Leaving Washington can sometimes feel like re-entering the real world. This city is so all-consuming that it's easy to get completely wrapped up in what's happening here and forget what it's like "out there." When you finally do venture past the beltway, you remember what life was like before you became a Washingtonian. In general, this involves rediscovering all the wonderful things that don't exist in DC; things that got temporarily erased from your memory for the sake of survival in this alternative universe we call our nation's capital. I recently had the pleasure of becoming reacquainted with reality during a three day stint in Shepherdstown, West Virginia. This tiny, history-rich locale is only an hour and half from DC, but it might as well be on another planet. In addition to making me unable to get that John Denver song out of my head, it also provided just what I needed to remember what life is like on the outside.

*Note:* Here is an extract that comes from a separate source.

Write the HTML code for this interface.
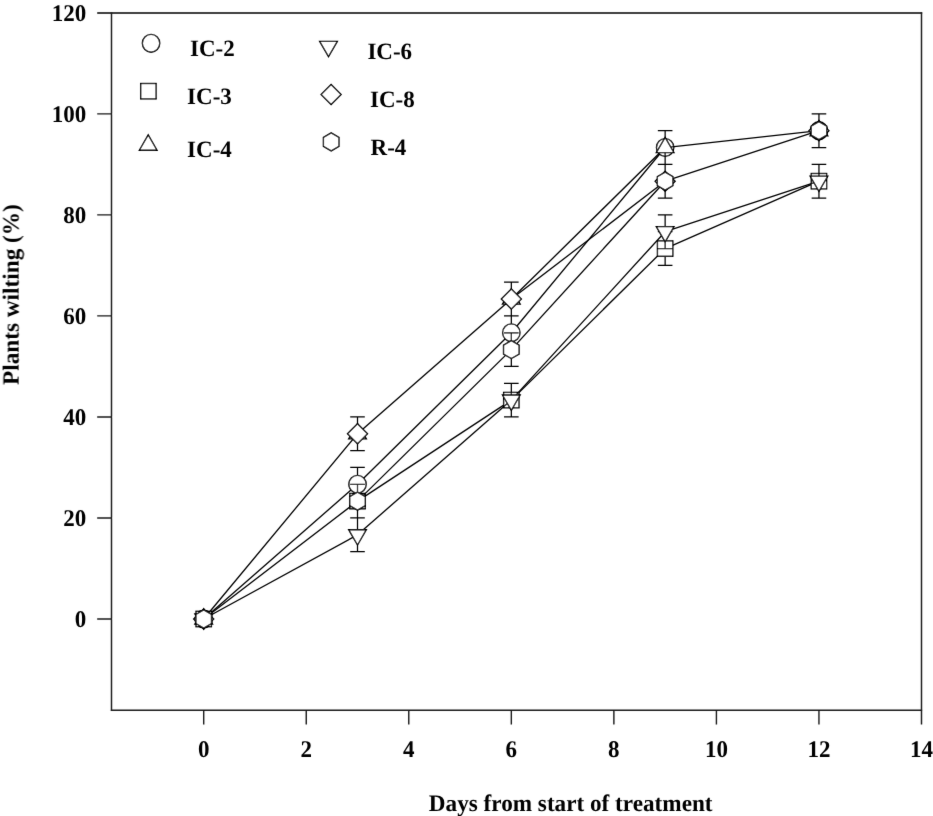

For starters, I was overjoyed to have people in Shepherdstown say "Hello!" when they passed me in the hall. They also engaged in simple small talk, offered great customer service, and even (gasp!) smiled. I had forgotten that, in most other parts of the country, people are actually, well, friendly. Then there's the issue of prices. A bottle of wine at the Shepherdstown bar cost as much as just two glasses in DC. My favorite shampoo at the Shepherdstown pharmacy set me back a dollar less than it does at my neighborhood store. As I reacquainted myself with what life used to cost, my wallet did a little happy dance. But the best rediscovery surprise came after sundown. Gazing up at the sky I saw a never-ending sea of bright, twinkling stars. Stars! I had completely forgotten that they exist; that the sky could look so big and wondrous and sparkly. Even in cities like Minneapolis I was always able to spot at least the Big Dipper or Orien, but they're nowhere to be seen in Washington, which makes it easy for them to slip from your memory. Rediscovering that beautiful sight made me literally jump for joy.
While riding the shuttle between the conference site and my hotel, I asked the driver about historic downtown Shepherdstown. What was it like? Did it attract a lot of visitors? "Why don't I just take you there," he said. I gladly accepted, and we chatted about the area as he drove slowly down through downtown to let me look at the adorable shops, homes and restaurants that make up the old part of town. He even stopped to let me get out and take a few pictures before heading back towards the hotel. It was real world overload: friendliness, a free tour, and the stars shining overhead. I loved every minute of it. Shepherdstown, West Virginia wasn't quite what I had in mind for my first trip of the new year, but it turned out to be a perfect choice.